These are made of quarks, the subatomic particles found within ordinary matter. But while such matter is almost exclusively composed of electrons, up quarks and down quarks, a B meson is made up of a beauty antiquark and an up, down, charm or strange quark.
This make-up gives B mesons an extremely short existence, far removed from daily life, so you might wonder why anyone would bother devoting whole facilities we now call B factories to making them. The answer is that B mesons can help us solve a big mystery of the universe: why there is more matter than antimatter.
We know that every type of particle has an antiparticle, but when we look at the universe, we mostly see particles, not antiparticles. So the universe appears full of electrons, but not of positrons – identical to electrons, but with an opposite charge.
Mesons are interesting because they exist between matter that is abundant in the universe and antimatter, which is not. As such, we may be able to exploit them to learn more about the asymmetry between matter and antimatter. Understanding this would explain why there is anything lasting in the universe at all, since matter and antimatter tend to annihilate on contact. We create B factories because they can help us explain why the universe isn’t empty.
Things get even more complex when you consider that mesons also have their own antimatter counterparts. Each B antimeson is made of a beauty quark and an up, down, charm or strange antiquark. In the case of B mesons made with strange or down quarks (known as the neutral because they have no electric charge), the particles oscillate between being mesons and antimesons. In other words, neutral B mesons are spontaneously non-binary.

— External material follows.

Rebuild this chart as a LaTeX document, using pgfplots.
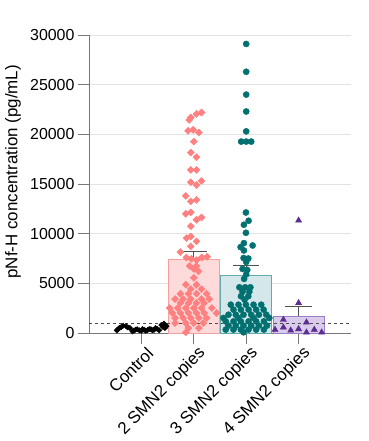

It is these neutral B mesons that are key to understanding the matter-antimatter asymmetry. Although their non-binary nature is a prediction of the standard model of particle physics (which catalogues every particle ever seen), we can look to see whether the oscillations are exactly half and half. Are the particles we first make in the collisions more likely to be mesons or antimesons? If there were an asymmetry in these oscillations, this might explain the matter-antimatter asymmetry.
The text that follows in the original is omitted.